§ SET EXERCISE: Starting at the first line of the listing below, repeat each line up to and including the one containing "770, 730, 688, 655, 622]". Leave out pictures.

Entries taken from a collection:
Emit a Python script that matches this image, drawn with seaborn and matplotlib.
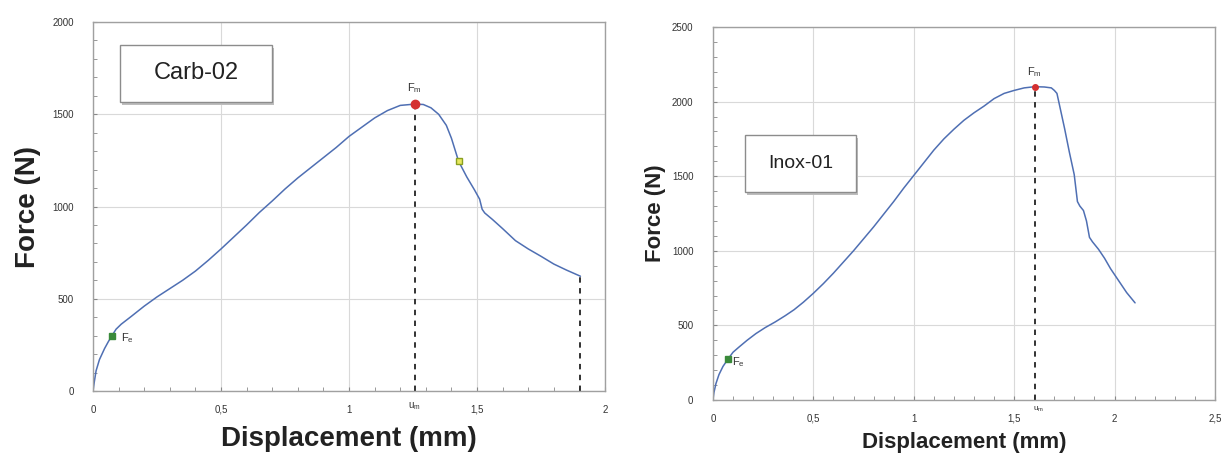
import numpy as np
import pandas as pd
import matplotlib
matplotlib.use("Agg")
import matplotlib.pyplot as plt
import seaborn as sns
from matplotlib.patches import Rectangle
from matplotlib.ticker import MultipleLocator, FuncFormatter

# Carb-02 curve (mm, N)
carb_disp = [0.0, 0.005, 0.012, 0.025, 0.045, 0.06, 0.074, 0.09, 0.11, 0.15, 0.2,
             0.25, 0.3, 0.35, 0.4, 0.45, 0.5, 0.55, 0.6, 0.65, 0.7, 0.75, 0.8,
             0.85, 0.9, 0.95, 1.0, 1.05, 1.1, 1.15, 1.2, 1.256, 1.29, 1.32, 1.35,
             1.38, 1.40, 1.428, 1.46, 1.49, 1.51, 1.52, 1.53, 1.56, 1.6, 1.65,
             1.7, 1.75, 1.8, 1.85, 1.904]
carb_force = [0, 50, 110, 170, 230, 268, 300, 335, 362, 405, 460,
              510, 555, 600, 650, 708, 770, 835, 900, 968, 1030, 1095, 1155,
              1210, 1265, 1320, 1380, 1430, 1480, 1520, 1548, 1555, 1553, 1535, 1500,
              1440, 1370, 1245, 1160, 1090, 1040, 985, 965, 930, 880, 815,
              770, 730, 688, 655, 622]

# Inox-01 curve (mm, N)
inox_disp = [0.0, 0.005, 0.015, 0.03, 0.05, 0.076, 0.1, 0.13, 0.17, 0.214, 0.26,
             0.31, 0.36, 0.404, 0.45, 0.5, 0.55, 0.6, 0.65, 0.7, 0.75, 0.8, 0.85,
             0.9, 0.95, 1.0, 1.05, 1.1, 1.15, 1.2, 1.25, 1.3, 1.35, 1.4, 1.45, 1.5,
             1.55, 1.603, 1.65, 1.685, 1.70, 1.713, 1.73, 1.751, 1.775, 1.799,
             1.815, 1.827, 1.845, 1.86, 1.875, 1.89, 1.92, 1.95, 1.98, 2.02,
             2.06, 2.102]
inox_force = [0, 50, 110, 170, 225, 276, 320, 355, 400, 445, 485,
              523, 565, 605, 655, 715, 780, 850, 925, 1000, 1080, 1160, 1245,
              1330, 1420, 1505, 1590, 1675, 1750, 1815, 1875, 1925, 1970, 2020, 2055, 2075,
              2092, 2100, 2098, 2092, 2075, 2055, 1950, 1820, 1660, 1511,
              1330, 1300, 1270, 1200, 1090, 1060, 1010, 950, 880, 800,
              720, 651]

# characteristic points
carb_fe = (0.074, 300)
carb_fm = (1.256, 1555)
carb_mid = (1.428, 1245)
carb_end = (1.904, 622)
inox_fe = (0.076, 276)
inox_fm = (1.603, 2100)

carb = pd.DataFrame({"disp": carb_disp, "force": carb_force})
inox = pd.DataFrame({"disp": inox_disp, "force": inox_force})

sns.set_style("whitegrid")
plt.rcParams["font.family"] = ["Liberation Sans", "DejaVu Sans"]
plt.rcParams["mathtext.default"] = "regular"

LINE = "#4f6fb3"
GRID = "#d9d9d9"

fig = plt.figure(figsize=(12.29, 4.54), dpi=100)
ax1 = fig.add_axes([0.0757, 0.1388, 0.4166, 0.8127])
ax2 = fig.add_axes([0.5801, 0.1190, 0.4085, 0.8215])

comma = FuncFormatter(lambda v, p: ("%g" % v).replace(".", ","))


def style(ax, xmax, ymax, label_size, xpad, ypad):
    ax.set_xlim(0, xmax)
    ax.set_ylim(0, ymax)
    ax.xaxis.set_major_locator(MultipleLocator(0.5))
    ax.xaxis.set_minor_locator(MultipleLocator(0.1))
    ax.yaxis.set_major_locator(MultipleLocator(500))
    ax.yaxis.set_minor_locator(MultipleLocator(100))
    ax.xaxis.set_major_formatter(comma)
    ax.grid(True, which="major", color=GRID, linewidth=0.8)
    ax.grid(False, which="minor")
    ax.tick_params(which="both", direction="in", length=3, color="#888888",
                   labelsize=7, labelcolor="#333333", bottom=True, left=True)
    ax.tick_params(axis="x", pad=10)
    ax.tick_params(axis="y", pad=14)
    for s in ax.spines.values():
        s.set_color("#a0a0a0")
        s.set_linewidth(1.0)
    ax.set_xlabel("Displacement (mm)", fontsize=label_size, fontweight="bold",
                  color="#222222", labelpad=xpad)
    ax.set_ylabel("Force (N)", fontsize=label_size, fontweight="bold",
                  color="#222222", labelpad=ypad)


def tag(ax, text, x0, y0, x1, y1, size):
    # shadowed box like the original
    ax.add_patch(Rectangle((x0 + 0.004, y0 - 0.008), x1 - x0, y1 - y0,
                           transform=ax.transAxes, fc="#bdbdbd", ec="none", zorder=4))
    ax.add_patch(Rectangle((x0, y0), x1 - x0, y1 - y0, transform=ax.transAxes,
                           fc="white", ec="#8c8c8c", lw=1.0, zorder=5))
    ax.text((x0 + x1) / 2, (y0 + y1) / 2, text, transform=ax.transAxes,
            fontsize=size, va="center", ha="center", color="#222222", zorder=6)


# left panel: Carb-02
sns.lineplot(data=carb, x="disp", y="force", ax=ax1, color=LINE, linewidth=1.1,
             sort=False)
style(ax1, 2, 2000, 20, 8, 8)
for px, py in [carb_fm, carb_end]:
    ax1.plot([px, px], [0, py], color="#222222", linestyle=(0, (3, 3)), linewidth=1.3)
ax1.plot(*carb_fe, marker="s", color="#3a8a3a", markersize=5)
ax1.plot(*carb_fm, marker="o", color="#d43030", markersize=6)
ax1.plot(*carb_mid, marker="s", mfc="#e8e860", mec="#8aa020", markersize=5)
ax1.text(carb_fe[0] + 0.035, carb_fe[1] - 30, "F$_e$", fontsize=8, color="#333333")
ax1.text(carb_fm[0], carb_fm[1] + 70, "F$_m$", fontsize=8, color="#333333", ha="center")
ax1.text(carb_fm[0], -95, "u$_m$", fontsize=7, color="#333333", ha="center")
tag(ax1, "Carb-02", 0.053, 0.783, 0.35, 0.938, 17)

# right panel: Inox-01
sns.lineplot(data=inox, x="disp", y="force", ax=ax2, color=LINE, linewidth=1.1,
             sort=False)
style(ax2, 2.5, 2500, 16, 6, 4)
ax2.plot([inox_fm[0], inox_fm[0]], [0, inox_fm[1]], color="#222222",
         linestyle=(0, (3, 3)), linewidth=1.3)
ax2.plot(*inox_fe, marker="s", color="#3a8a3a", markersize=4)
ax2.plot(*inox_fm, marker="o", color="#d43030", markersize=4)
ax2.text(inox_fe[0] + 0.02, inox_fe[1] - 40, "F$_e$", fontsize=8, color="#333333")
ax2.text(inox_fm[0], inox_fm[1] + 80, "F$_m$", fontsize=8, color="#333333", ha="center")
ax2.text(inox_fm[0] + 0.02, -75, "u$_m$", fontsize=6, color="#333333", ha="center")
tag(ax2, "Inox-01", 0.064, 0.558, 0.285, 0.71, 14)

fig.savefig("out.png", dpi=100)
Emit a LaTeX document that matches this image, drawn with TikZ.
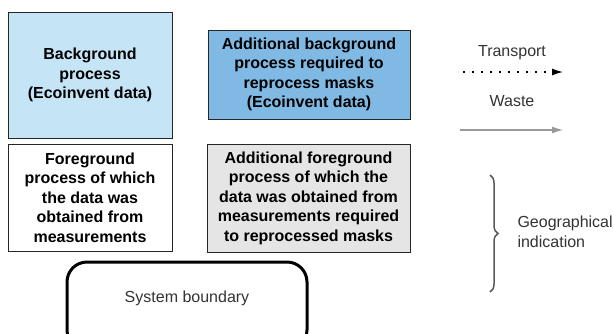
\documentclass[tikz,border=0pt]{standalone}
\usepackage{fontspec}
\setmainfont{Liberation Sans}
\usepackage{tikz}
\usetikzlibrary{arrows.meta}
\usetikzlibrary{decorations.pathreplacing}

\definecolor{bgblue}{HTML}{C5E5F7}
\definecolor{addblue}{HTML}{7FB9E4}
\definecolor{addgrey}{HTML}{E5E5E5}
\definecolor{legendtext}{HTML}{333333}

\begin{document}
\begin{tikzpicture}[x=1pt,y=-1pt,
        procbox/.style={draw=black!85, line width=1pt, align=center, inner sep=0pt,
            font=\fontsize{16}{19.5}\selectfont\bfseries},
        legend/.style={text=legendtext, font=\fontsize{16}{19.5}\selectfont}]
        \useasboundingbox (0,0) rectangle (613,333);
        % process boxes
        \node[procbox, fill=bgblue, minimum width=164, minimum height=126] (background) at (90,75)
            {Background\\process\\(Ecoinvent data)};
        \node[procbox, fill=white, minimum width=164, minimum height=107] (foreground) at (90,197.5)
            {Foreground\\process of which\\the data was\\obtained from\\measurements};
        \node[procbox, fill=addblue, minimum width=202, minimum height=89] (addbackground) at (309,74.5)
            {Additional background\\process required to\\reprocess masks\\(Ecoinvent data)};
        \node[procbox, fill=addgrey, minimum width=203, minimum height=108] (addforeground) at (308.5,198)
            {Additional foreground\\process of which the\\data was obtained from\\measurements required\\to reprocessed masks};
        % system boundary, runs off the bottom
        \node[draw=black, line width=3pt, rounded corners=20, minimum width=240, minimum height=88,
            text depth=18pt, legend, text=black!80] (boundary) at (187,306) {System boundary};
        % legend
        \node[legend] (transport) at (512,53) {Transport};
        \coordinate (transportA) at (463,72);
        \coordinate (transportB) at (563,72);
        \draw[dash pattern=on 2pt off 7pt, line width=1.3pt, -{Latex[length=11pt,width=7pt]}] (transportA) -- (transportB);
        \node[legend] (waste) at (512,101) {Waste};
        \coordinate (wasteA) at (460,130);
        \coordinate (wasteB) at (563,130);
        \draw[black!40, line width=1.2pt, -{Latex[length=11pt,width=7pt]}] (wasteA) -- (wasteB);
        \coordinate (braceTop) at (490,175);
        \coordinate (braceBot) at (490,292);
        \draw[black!65, line width=1.5pt, decorate, decoration={brace, amplitude=8pt}] (braceTop) -- (braceBot);
        \node[legend, anchor=west, align=left] (geo) at (514,232) {Geographical\\indication};
\end{tikzpicture}
\end{document}
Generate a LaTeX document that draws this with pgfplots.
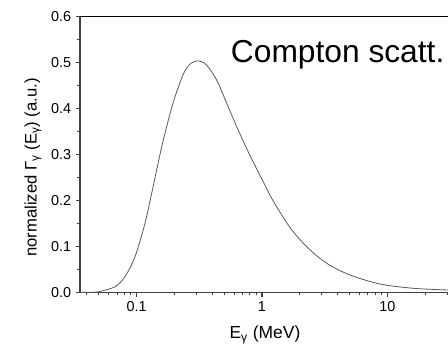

§ EXPECTED ANSWER:
Emit a Python script that matches this image, drawn with seaborn and matplotlib.
import numpy as np
import pandas as pd
import matplotlib
matplotlib.use("Agg")
import matplotlib.pyplot as plt
import seaborn as sns
from matplotlib.patches import Rectangle
from matplotlib.ticker import MultipleLocator, FuncFormatter

# Carb-02 curve (mm, N)
carb_disp = [0.0, 0.005, 0.012, 0.025, 0.045, 0.06, 0.074, 0.09, 0.11, 0.15, 0.2,
             0.25, 0.3, 0.35, 0.4, 0.45, 0.5, 0.55, 0.6, 0.65, 0.7, 0.75, 0.8,
             0.85, 0.9, 0.95, 1.0, 1.05, 1.1, 1.15, 1.2, 1.256, 1.29, 1.32, 1.35,
             1.38, 1.40, 1.428, 1.46, 1.49, 1.51, 1.52, 1.53, 1.56, 1.6, 1.65,
             1.7, 1.75, 1.8, 1.85, 1.904]
carb_force = [0, 50, 110, 170, 230, 268, 300, 335, 362, 405, 460,
              510, 555, 600, 650, 708, 770, 835, 900, 968, 1030, 1095, 1155,
              1210, 1265, 1320, 1380, 1430, 1480, 1520, 1548, 1555, 1553, 1535, 1500,
              1440, 1370, 1245, 1160, 1090, 1040, 985, 965, 930, 880, 815,
              770, 730, 688, 655, 622]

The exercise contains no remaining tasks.